Der Zweikampf, so meint Don Antonio Coma, der Verfasser jener Rede, stammt von den barbarischen Nationen her. Dem spanischen Volke ursprünglich fremd, ist er nur durch die Invasion der Barbaren in Aufnahme gekommen. Die älteren Gesetze hatten dem Zeitgeiste nicht zu widerstreben vermocht, sie hätten sich daher damit begnügt, durch Festsetzung von Formalitäten den Zweikampf einzuschränken. Das Duell widerstrebt den ausdrücklichsten Satzungen der christlichen Religion, welche Mord, Rache, sogar bloße Zornesgedanken verabscheut und den Satz kennt: Wer nicht vergiebt, dem soll nicht vergeben werden. Nach Grundsätzen der Vernunft ferner kann man den Zweikampf nur als eine Art unvernünftiger Wuth oder zum Mindesten als einen hohen Grad von Verrücktheit bezeichnen. Wenn die Vertheidiger des Duells darauf hinweisen, daß sie ihre Ehre vertheidigten, so müsse er fragen, was denn eigentlich Ehre sei. Wäre denn dadurch, daß man Jemanden besiegt habe, die Unwahrheit des von Diesem Behaupteten erwiesen? Der Grund der Duelle ist meistentheils ein durchaus leichtfertiger: Ein hingeworfenes Wort oder der Streit um eine Dame. Was kümmert es aber die Ehre Jemandes, ob er von einer Frau geliebt oder verabscheut wird? Die Laune des weibllchen und eine falsche Ritterlichkeit des männlichen Geschlechts hatten es zuwege gebracht, daß die spanischen Helenen mehr Blutvergießen veranlaßt hatten, als die Tochter der Leda in den trojanischen Kämpfen.

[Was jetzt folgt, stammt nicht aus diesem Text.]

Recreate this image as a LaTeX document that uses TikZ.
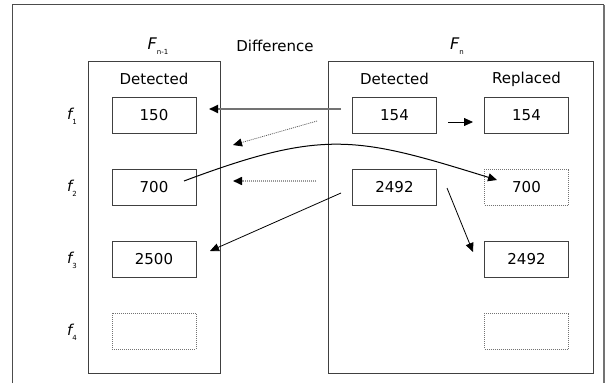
\documentclass[tikz,border=0pt]{standalone}
\usepackage{fontspec}
\setmainfont{DejaVu Sans}
\usetikzlibrary{arrows.meta}
\begin{document}
\begin{tikzpicture}[x=1pt,y=-1pt,
  txt/.style={font=\fontsize{15}{18}\selectfont, inner sep=0pt},
  valbox/.style={draw=black!75, line width=0.9pt, minimum width=84pt, minimum height=36pt, inner sep=0pt, font=\fontsize{15}{18}\selectfont},
  finedots/.style={dash pattern=on 1pt off 1pt},
  emptybox/.style={draw=black!55, line width=0.8pt, finedots, minimum width=84pt, minimum height=36pt, inner sep=0pt, font=\fontsize{15}{18}\selectfont},
  panel/.style={draw=black!75, line width=1pt, inner sep=0pt},
  tip/.style={-{Triangle[length=9pt,width=8pt,color=black]}},
  conn/.style={tip, line width=0.8pt, black},
]
\useasboundingbox (0,0) rectangle (615,383);
% outer frame
\draw[black!70, line width=1pt] (12,383) -- (12,4.5) -- (604,4.5);
\draw[black!55, line width=2pt] (604,4.5) -- (604,383);
% panels
\node[panel, minimum width=132pt, minimum height=312pt] (PL) at (154,217) {};
\node[panel, minimum width=265pt, minimum height=312pt] (PR) at (460.5,217) {};
% headings
\node[txt] (Fn1) at (158,46) {\fontsize{16}{18}\selectfont\itshape F\raisebox{-5pt}{\fontsize{7}{7}\selectfont\upshape n-1}};
\node[txt] (Diff) at (275,46) {Difference};
\node[txt] (Fn) at (457,46) {\fontsize{16}{18}\selectfont\itshape F\raisebox{-5pt}{\fontsize{7}{7}\selectfont\upshape n}};
\node[txt] (DetL) at (154,79) {Detected};
\node[txt] (DetR) at (394.5,79) {Detected};
\node[txt] (Rep) at (526.5,79) {Replaced};
% row labels
\node[txt] (f1) at (72,116) {\itshape f\raisebox{-5pt}{\fontsize{7}{7}\selectfont\upshape 1}};
\node[txt] (f2) at (72,188) {\itshape f\raisebox{-5pt}{\fontsize{7}{7}\selectfont\upshape 2}};
\node[txt] (f3) at (72,260) {\itshape f\raisebox{-5pt}{\fontsize{7}{7}\selectfont\upshape 3}};
\node[txt] (f4) at (72,332) {\itshape f\raisebox{-5pt}{\fontsize{7}{7}\selectfont\upshape 4}};
% left boxes
\node[valbox] (L1) at (154,115) {150};
\node[valbox] (L2) at (154,187) {700};
\node[valbox] (L3) at (154,259) {2500};
\node[emptybox] (L4) at (154,331) {};
% right detected
\node[valbox] (D1) at (394.5,115) {154};
\node[valbox] (D2) at (394.5,187) {2492};
% replaced
\node[valbox] (R1) at (526.5,115) {154};
\node[emptybox] (R2) at (526.5,187) {700};
\node[valbox] (R3) at (526.5,259) {2492};
\node[emptybox] (R4) at (526.5,331) {};
% connector end points
\coordinate (a1s) at (341,109);
\coordinate (a1e) at (209,109);
\coordinate (a2s) at (317,121);
\coordinate (a2e) at (233,145);
\coordinate (a4s) at (316,181);
\coordinate (a4e) at (233,181);
\coordinate (a5s) at (341,193);
\coordinate (a5e) at (210,251);
\coordinate (a6s) at (448,122);
\coordinate (a6e) at (473,122);
\coordinate (a7s) at (447,188);
\coordinate (a7e) at (473,252);
\coordinate (cs) at (184,181);
\coordinate (ce) at (497,180);
% connectors
\draw[tip, black!55, line width=1.8pt] (a1s) -- (a1e);
\draw[tip, black!70, line width=0.7pt, finedots] (a2s) -- (a2e);
\draw[tip, black!40, line width=1.6pt, finedots] (a4s) -- (a4e);
\draw[conn] (a5s) -- (a5e);
\draw[conn] (a6s) -- (a6e);
\draw[conn] (a7s) -- (a7e);
\draw[conn, line width=1pt] (cs) .. controls (324,128.5) and (357,136.6) .. (ce);
\end{tikzpicture}
\end{document}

Das Duell steht im Widerspruche mit den einfachsten juristischen Grundsätzen und fast alle Gesetzgebungen hatten daher gegen das Duell geeifert: das canonische Recht bis auf Benedict XIV., von weltlichen Gesetzgebungen namentlich die französische unter Ludwig XIII., und die spanische Gesetzgebung hatte mit den härtesten Strafen, wie ewige Infamie und Todesstrafe, gedroht.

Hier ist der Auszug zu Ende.